→ Task
Repeat the full listing below verbatim and keep the images out.

→ Recorded data
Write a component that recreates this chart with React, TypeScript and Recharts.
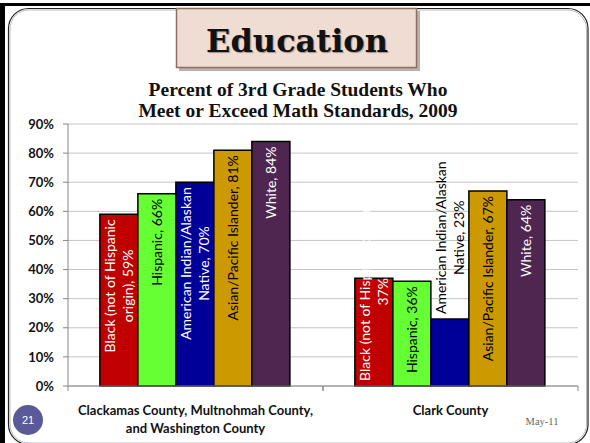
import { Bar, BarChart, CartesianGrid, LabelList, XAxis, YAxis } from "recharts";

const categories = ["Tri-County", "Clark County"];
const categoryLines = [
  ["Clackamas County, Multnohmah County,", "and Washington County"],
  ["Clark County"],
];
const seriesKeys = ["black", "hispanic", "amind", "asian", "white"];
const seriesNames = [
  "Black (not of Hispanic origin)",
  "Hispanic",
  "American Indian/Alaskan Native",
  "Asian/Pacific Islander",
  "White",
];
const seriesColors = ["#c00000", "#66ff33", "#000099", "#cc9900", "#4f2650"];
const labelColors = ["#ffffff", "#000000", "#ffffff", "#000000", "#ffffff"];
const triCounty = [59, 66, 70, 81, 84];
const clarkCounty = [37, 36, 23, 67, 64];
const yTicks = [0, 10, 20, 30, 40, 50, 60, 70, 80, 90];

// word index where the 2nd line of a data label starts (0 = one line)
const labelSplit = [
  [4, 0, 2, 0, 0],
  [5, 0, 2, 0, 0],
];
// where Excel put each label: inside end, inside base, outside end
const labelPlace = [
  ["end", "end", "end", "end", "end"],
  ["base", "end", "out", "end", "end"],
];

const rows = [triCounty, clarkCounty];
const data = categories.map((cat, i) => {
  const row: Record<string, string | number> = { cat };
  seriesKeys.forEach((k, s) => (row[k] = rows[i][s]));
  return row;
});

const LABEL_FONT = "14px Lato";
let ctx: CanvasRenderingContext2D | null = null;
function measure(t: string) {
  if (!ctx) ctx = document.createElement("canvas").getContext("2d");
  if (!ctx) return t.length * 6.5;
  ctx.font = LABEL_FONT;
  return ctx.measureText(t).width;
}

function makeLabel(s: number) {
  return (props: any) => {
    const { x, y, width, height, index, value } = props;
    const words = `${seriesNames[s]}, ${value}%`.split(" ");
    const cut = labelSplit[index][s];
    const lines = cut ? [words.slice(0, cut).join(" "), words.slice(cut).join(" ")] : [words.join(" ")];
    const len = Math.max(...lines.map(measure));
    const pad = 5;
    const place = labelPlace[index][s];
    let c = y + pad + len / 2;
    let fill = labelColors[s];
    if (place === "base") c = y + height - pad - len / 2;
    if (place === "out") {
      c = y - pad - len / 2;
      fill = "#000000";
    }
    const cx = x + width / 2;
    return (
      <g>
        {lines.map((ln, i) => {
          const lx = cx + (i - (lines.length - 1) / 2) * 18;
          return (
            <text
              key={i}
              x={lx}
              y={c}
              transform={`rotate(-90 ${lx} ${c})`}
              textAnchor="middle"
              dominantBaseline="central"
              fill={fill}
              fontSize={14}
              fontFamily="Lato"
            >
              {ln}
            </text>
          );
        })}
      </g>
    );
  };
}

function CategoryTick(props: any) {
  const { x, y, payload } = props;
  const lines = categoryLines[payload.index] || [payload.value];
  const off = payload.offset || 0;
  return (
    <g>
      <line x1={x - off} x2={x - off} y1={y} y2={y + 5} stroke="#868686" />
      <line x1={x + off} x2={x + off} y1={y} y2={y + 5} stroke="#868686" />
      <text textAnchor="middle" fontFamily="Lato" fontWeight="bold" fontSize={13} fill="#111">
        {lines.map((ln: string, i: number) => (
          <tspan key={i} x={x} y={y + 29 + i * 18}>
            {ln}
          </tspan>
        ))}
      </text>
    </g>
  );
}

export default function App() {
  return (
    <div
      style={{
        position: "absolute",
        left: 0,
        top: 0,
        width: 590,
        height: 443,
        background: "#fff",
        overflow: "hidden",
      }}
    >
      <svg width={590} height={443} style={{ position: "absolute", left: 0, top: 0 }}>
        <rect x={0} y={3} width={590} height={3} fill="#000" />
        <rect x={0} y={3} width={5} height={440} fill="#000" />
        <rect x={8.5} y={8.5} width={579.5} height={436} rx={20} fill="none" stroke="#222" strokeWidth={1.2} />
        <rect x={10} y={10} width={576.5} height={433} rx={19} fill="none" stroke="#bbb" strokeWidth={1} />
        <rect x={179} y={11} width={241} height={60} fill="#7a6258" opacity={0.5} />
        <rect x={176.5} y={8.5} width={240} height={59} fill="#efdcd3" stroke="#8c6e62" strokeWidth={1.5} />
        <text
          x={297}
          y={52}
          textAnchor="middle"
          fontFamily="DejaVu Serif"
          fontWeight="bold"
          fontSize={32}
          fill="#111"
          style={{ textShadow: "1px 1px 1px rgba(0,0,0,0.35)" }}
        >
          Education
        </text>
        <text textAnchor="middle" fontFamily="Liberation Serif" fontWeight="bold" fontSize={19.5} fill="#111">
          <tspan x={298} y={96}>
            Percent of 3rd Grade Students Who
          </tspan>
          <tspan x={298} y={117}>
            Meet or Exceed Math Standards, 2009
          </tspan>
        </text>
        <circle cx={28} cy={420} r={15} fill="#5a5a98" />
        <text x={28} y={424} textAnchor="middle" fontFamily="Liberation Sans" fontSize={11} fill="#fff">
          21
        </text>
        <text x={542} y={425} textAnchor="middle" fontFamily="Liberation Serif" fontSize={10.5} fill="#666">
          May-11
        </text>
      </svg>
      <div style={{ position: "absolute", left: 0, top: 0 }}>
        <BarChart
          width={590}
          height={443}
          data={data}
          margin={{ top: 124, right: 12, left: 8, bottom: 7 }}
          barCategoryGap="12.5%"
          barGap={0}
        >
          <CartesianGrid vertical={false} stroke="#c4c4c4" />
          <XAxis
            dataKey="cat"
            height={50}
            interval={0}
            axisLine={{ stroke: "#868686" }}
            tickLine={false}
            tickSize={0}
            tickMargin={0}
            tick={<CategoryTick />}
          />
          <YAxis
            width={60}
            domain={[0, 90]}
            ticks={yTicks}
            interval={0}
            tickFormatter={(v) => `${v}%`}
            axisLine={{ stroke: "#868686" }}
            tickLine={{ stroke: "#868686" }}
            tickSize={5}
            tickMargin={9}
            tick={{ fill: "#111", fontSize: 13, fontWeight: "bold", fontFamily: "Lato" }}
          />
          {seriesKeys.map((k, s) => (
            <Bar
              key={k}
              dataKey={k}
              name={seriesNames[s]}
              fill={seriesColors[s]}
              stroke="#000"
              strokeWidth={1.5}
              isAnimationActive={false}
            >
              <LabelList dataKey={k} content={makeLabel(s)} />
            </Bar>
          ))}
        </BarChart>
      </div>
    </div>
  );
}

→ Written solution
Write a component that recreates this chart with React, TypeScript and Recharts.
import { Bar, BarChart, CartesianGrid, LabelList, XAxis, YAxis } from "recharts";

const categories = ["Tri-County", "Clark County"];
const categoryLines = [
  ["Clackamas County, Multnohmah County,", "and Washington County"],
  ["Clark County"],
];
const seriesKeys = ["black", "hispanic", "amind", "asian", "white"];
const seriesNames = [
  "Black (not of Hispanic origin)",
  "Hispanic",
  "American Indian/Alaskan Native",
  "Asian/Pacific Islander",
  "White",
];
const seriesColors = ["#c00000", "#66ff33", "#000099", "#cc9900", "#4f2650"];
const labelColors = ["#ffffff", "#000000", "#ffffff", "#000000", "#ffffff"];
const triCounty = [59, 66, 70, 81, 84];
const clarkCounty = [37, 36, 23, 67, 64];
const yTicks = [0, 10, 20, 30, 40, 50, 60, 70, 80, 90];

// word index where the 2nd line of a data label starts (0 = one line)
const labelSplit = [
  [4, 0, 2, 0, 0],
  [5, 0, 2, 0, 0],
];
// where Excel put each label: inside end, inside base, outside end
const labelPlace = [
  ["end", "end", "end", "end", "end"],
  ["base", "end", "out", "end", "end"],
];

const rows = [triCounty, clarkCounty];
const data = categories.map((cat, i) => {
  const row: Record<string, string | number> = { cat };
  seriesKeys.forEach((k, s) => (row[k] = rows[i][s]));
  return row;
});

const LABEL_FONT = "14px Lato";
let ctx: CanvasRenderingContext2D | null = null;
function measure(t: string) {
  if (!ctx) ctx = document.createElement("canvas").getContext("2d");
  if (!ctx) return t.length * 6.5;
  ctx.font = LABEL_FONT;
  return ctx.measureText(t).width;
}

function makeLabel(s: number) {
  return (props: any) => {
    const { x, y, width, height, index, value } = props;
    const words = `${seriesNames[s]}, ${value}%`.split(" ");
    const cut = labelSplit[index][s];
    const lines = cut ? [words.slice(0, cut).join(" "), words.slice(cut).join(" ")] : [words.join(" ")];
    const len = Math.max(...lines.map(measure));
    const pad = 5;
    const place = labelPlace[index][s];
    let c = y + pad + len / 2;
    let fill = labelColors[s];
    if (place === "base") c = y + height - pad - len / 2;
    if (place === "out") {
      c = y - pad - len / 2;
      fill = "#000000";
    }
    const cx = x + width / 2;
    return (
      <g>
        {lines.map((ln, i) => {
          const lx = cx + (i - (lines.length - 1) / 2) * 18;
          return (
            <text
              key={i}
              x={lx}
              y={c}
              transform={`rotate(-90 ${lx} ${c})`}
              textAnchor="middle"
              dominantBaseline="central"
              fill={fill}
              fontSize={14}
              fontFamily="Lato"
            >
              {ln}
            </text>
          );
        })}
      </g>
    );
  };
}

function CategoryTick(props: any) {
  const { x, y, payload } = props;
  const lines = categoryLines[payload.index] || [payload.value];
  const off = payload.offset || 0;
  return (
    <g>
      <line x1={x - off} x2={x - off} y1={y} y2={y + 5} stroke="#868686" />
      <line x1={x + off} x2={x + off} y1={y} y2={y + 5} stroke="#868686" />
      <text textAnchor="middle" fontFamily="Lato" fontWeight="bold" fontSize={13} fill="#111">
        {lines.map((ln: string, i: number) => (
          <tspan key={i} x={x} y={y + 29 + i * 18}>
            {ln}
          </tspan>
        ))}
      </text>
    </g>
  );
}

export default function App() {
  return (
    <div
      style={{
        position: "absolute",
        left: 0,
        top: 0,
        width: 590,
        height: 443,
        background: "#fff",
        overflow: "hidden",
      }}
    >
      <svg width={590} height={443} style={{ position: "absolute", left: 0, top: 0 }}>
        <rect x={0} y={3} width={590} height={3} fill="#000" />
        <rect x={0} y={3} width={5} height={440} fill="#000" />
        <rect x={8.5} y={8.5} width={579.5} height={436} rx={20} fill="none" stroke="#222" strokeWidth={1.2} />
        <rect x={10} y={10} width={576.5} height={433} rx={19} fill="none" stroke="#bbb" strokeWidth={1} />
        <rect x={179} y={11} width={241} height={60} fill="#7a6258" opacity={0.5} />
        <rect x={176.5} y={8.5} width={240} height={59} fill="#efdcd3" stroke="#8c6e62" strokeWidth={1.5} />
        <text
          x={297}
          y={52}
          textAnchor="middle"
          fontFamily="DejaVu Serif"
          fontWeight="bold"
          fontSize={32}
          fill="#111"
          style={{ textShadow: "1px 1px 1px rgba(0,0,0,0.35)" }}
        >
          Education
        </text>
        <text textAnchor="middle" fontFamily="Liberation Serif" fontWeight="bold" fontSize={19.5} fill="#111">
          <tspan x={298} y={96}>
            Percent of 3rd Grade Students Who
          </tspan>
          <tspan x={298} y={117}>
            Meet or Exceed Math Standards, 2009
          </tspan>
        </text>
        <circle cx={28} cy={420} r={15} fill="#5a5a98" />
        <text x={28} y={424} textAnchor="middle" fontFamily="Liberation Sans" fontSize={11} fill="#fff">
          21
        </text>
        <text x={542} y={425} textAnchor="middle" fontFamily="Liberation Serif" fontSize={10.5} fill="#666">
          May-11
        </text>
      </svg>
      <div style={{ position: "absolute", left: 0, top: 0 }}>
        <BarChart
          width={590}
          height={443}
          data={data}
          margin={{ top: 124, right: 12, left: 8, bottom: 7 }}
          barCategoryGap="12.5%"
          barGap={0}
        >
          <CartesianGrid vertical={false} stroke="#c4c4c4" />
          <XAxis
            dataKey="cat"
            height={50}
            interval={0}
            axisLine={{ stroke: "#868686" }}
            tickLine={false}
            tickSize={0}
            tickMargin={0}
            tick={<CategoryTick />}
          />
          <YAxis
            width={60}
            domain={[0, 90]}
            ticks={yTicks}
            interval={0}
            tickFormatter={(v) => `${v}%`}
            axisLine={{ stroke: "#868686" }}
            tickLine={{ stroke: "#868686" }}
            tickSize={5}
            tickMargin={9}
            tick={{ fill: "#111", fontSize: 13, fontWeight: "bold", fontFamily: "Lato" }}
          />
          {seriesKeys.map((k, s) => (
            <Bar
              key={k}
              dataKey={k}
              name={seriesNames[s]}
              fill={seriesColors[s]}
              stroke="#000"
              strokeWidth={1.5}
              isAnimationActive={false}
            >
              <LabelList dataKey={k} content={makeLabel(s)} />
            </Bar>
          ))}
        </BarChart>
      </div>
    </div>
  );
}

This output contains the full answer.